*Supplied material*.
+++
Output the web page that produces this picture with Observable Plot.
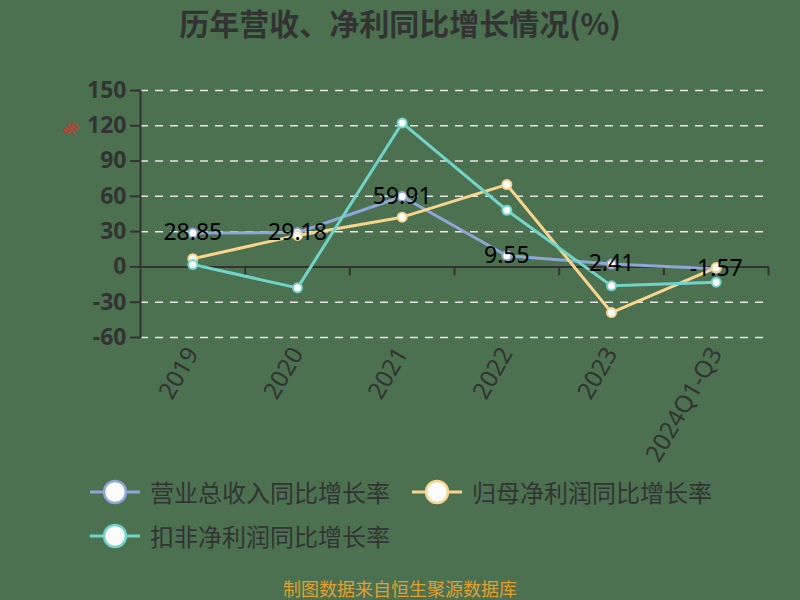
+++
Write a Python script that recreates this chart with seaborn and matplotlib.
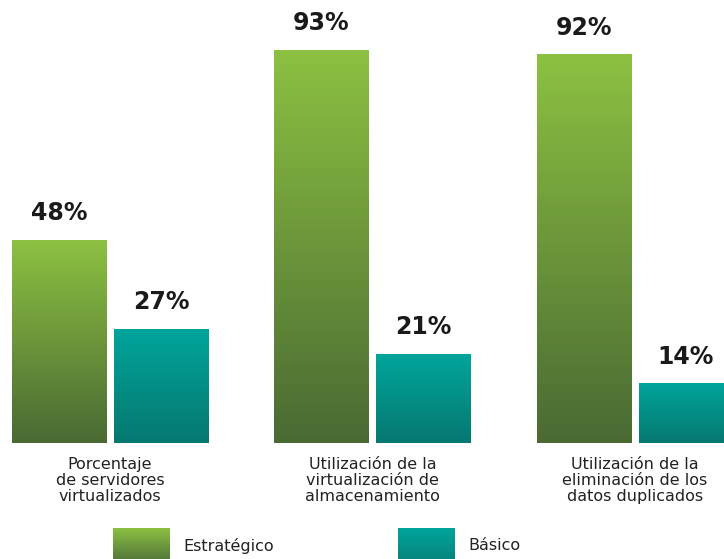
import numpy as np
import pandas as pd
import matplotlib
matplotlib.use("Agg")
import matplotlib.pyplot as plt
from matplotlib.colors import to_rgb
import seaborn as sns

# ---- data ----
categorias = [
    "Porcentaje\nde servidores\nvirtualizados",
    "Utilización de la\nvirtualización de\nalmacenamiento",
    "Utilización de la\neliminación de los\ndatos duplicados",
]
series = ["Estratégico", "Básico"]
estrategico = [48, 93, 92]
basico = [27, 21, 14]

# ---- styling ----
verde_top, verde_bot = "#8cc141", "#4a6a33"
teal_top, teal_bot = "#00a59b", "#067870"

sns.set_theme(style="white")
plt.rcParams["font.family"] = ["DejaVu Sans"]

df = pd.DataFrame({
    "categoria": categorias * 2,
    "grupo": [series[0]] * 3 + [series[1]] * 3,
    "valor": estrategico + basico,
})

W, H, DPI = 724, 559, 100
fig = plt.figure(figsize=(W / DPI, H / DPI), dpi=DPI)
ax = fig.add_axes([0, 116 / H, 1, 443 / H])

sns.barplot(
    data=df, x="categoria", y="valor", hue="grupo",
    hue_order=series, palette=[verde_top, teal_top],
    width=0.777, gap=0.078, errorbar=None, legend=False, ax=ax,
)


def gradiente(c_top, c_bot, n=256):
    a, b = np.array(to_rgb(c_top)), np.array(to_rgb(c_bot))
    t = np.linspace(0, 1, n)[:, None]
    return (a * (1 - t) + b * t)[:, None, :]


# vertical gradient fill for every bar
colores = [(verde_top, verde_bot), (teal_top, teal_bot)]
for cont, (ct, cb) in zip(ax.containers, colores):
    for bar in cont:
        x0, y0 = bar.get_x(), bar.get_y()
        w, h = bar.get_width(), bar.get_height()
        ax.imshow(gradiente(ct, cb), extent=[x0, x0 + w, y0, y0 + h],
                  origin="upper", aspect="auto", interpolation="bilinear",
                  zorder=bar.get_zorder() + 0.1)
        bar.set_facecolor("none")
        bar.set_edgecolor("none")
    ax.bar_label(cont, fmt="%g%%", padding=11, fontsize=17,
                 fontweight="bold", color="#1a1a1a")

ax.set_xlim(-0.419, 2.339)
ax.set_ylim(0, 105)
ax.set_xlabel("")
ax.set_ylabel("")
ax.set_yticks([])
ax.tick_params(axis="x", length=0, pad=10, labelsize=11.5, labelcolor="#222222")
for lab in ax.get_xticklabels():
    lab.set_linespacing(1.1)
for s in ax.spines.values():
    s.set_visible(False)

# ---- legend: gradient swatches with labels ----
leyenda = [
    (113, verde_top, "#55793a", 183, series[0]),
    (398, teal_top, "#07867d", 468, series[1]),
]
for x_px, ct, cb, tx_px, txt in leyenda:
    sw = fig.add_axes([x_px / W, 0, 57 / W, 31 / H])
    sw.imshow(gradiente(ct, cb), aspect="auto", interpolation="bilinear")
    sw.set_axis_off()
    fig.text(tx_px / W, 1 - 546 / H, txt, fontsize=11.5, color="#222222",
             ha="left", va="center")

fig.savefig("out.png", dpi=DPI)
+++
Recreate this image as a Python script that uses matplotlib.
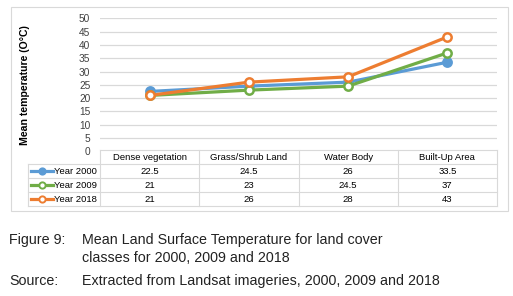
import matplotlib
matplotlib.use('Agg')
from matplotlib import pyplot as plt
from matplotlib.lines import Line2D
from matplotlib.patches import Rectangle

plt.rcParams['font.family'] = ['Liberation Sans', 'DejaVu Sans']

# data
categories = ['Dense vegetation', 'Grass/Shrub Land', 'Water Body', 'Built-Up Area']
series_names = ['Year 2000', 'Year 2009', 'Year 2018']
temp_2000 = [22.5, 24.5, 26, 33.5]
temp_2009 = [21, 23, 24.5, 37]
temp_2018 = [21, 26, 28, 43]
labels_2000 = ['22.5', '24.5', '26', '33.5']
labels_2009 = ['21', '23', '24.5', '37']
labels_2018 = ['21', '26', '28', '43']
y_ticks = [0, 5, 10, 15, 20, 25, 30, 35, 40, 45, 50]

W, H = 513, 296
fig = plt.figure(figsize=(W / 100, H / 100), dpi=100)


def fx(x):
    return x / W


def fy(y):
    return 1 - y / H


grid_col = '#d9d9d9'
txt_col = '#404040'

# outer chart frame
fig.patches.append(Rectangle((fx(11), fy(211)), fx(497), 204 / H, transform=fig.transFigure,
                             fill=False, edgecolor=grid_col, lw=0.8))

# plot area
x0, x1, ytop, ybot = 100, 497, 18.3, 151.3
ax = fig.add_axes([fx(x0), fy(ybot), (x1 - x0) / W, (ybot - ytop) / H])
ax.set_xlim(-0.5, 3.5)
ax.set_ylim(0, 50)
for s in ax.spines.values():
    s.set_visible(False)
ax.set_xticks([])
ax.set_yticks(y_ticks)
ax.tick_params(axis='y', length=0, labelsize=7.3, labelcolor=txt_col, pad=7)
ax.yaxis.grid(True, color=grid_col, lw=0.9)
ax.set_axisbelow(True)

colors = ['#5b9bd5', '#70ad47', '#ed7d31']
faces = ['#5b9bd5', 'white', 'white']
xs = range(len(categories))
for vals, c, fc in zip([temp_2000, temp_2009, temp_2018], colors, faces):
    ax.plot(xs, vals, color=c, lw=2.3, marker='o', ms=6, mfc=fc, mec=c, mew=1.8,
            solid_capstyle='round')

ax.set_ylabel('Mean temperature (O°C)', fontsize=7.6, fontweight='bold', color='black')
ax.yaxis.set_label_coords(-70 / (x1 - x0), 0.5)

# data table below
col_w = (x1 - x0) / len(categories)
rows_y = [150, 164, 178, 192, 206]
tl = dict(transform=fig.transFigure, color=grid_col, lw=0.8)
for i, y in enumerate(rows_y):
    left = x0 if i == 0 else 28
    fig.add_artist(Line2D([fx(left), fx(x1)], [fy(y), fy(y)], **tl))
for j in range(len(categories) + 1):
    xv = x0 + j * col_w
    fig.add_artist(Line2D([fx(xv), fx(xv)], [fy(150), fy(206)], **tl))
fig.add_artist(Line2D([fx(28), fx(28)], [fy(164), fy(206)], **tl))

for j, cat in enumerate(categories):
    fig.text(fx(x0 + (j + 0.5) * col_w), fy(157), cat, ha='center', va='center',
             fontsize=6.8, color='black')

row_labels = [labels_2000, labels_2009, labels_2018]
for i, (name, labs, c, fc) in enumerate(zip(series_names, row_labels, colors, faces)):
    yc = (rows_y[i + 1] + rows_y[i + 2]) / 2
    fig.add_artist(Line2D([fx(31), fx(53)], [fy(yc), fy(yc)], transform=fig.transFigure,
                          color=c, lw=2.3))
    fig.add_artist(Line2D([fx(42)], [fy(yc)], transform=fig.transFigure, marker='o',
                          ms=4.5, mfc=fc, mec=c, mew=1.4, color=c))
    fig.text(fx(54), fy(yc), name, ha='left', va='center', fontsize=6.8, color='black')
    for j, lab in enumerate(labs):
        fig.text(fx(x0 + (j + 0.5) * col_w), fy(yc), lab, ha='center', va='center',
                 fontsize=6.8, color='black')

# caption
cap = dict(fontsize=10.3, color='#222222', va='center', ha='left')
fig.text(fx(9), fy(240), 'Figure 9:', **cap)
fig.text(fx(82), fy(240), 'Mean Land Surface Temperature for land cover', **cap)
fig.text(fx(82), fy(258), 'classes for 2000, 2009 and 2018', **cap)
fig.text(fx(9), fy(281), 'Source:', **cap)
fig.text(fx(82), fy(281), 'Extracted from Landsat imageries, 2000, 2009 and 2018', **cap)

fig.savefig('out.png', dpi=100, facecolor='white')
+++
Taking the material above, give again exactly the lines from the one holding "Write a Python" through the one holding "import seaborn as sns", with both ends and without pictures.

Write a Python script that recreates this chart with seaborn and matplotlib.
import numpy as np
import pandas as pd
import matplotlib
matplotlib.use("Agg")
import matplotlib.pyplot as plt
from matplotlib.colors import to_rgb
import seaborn as sns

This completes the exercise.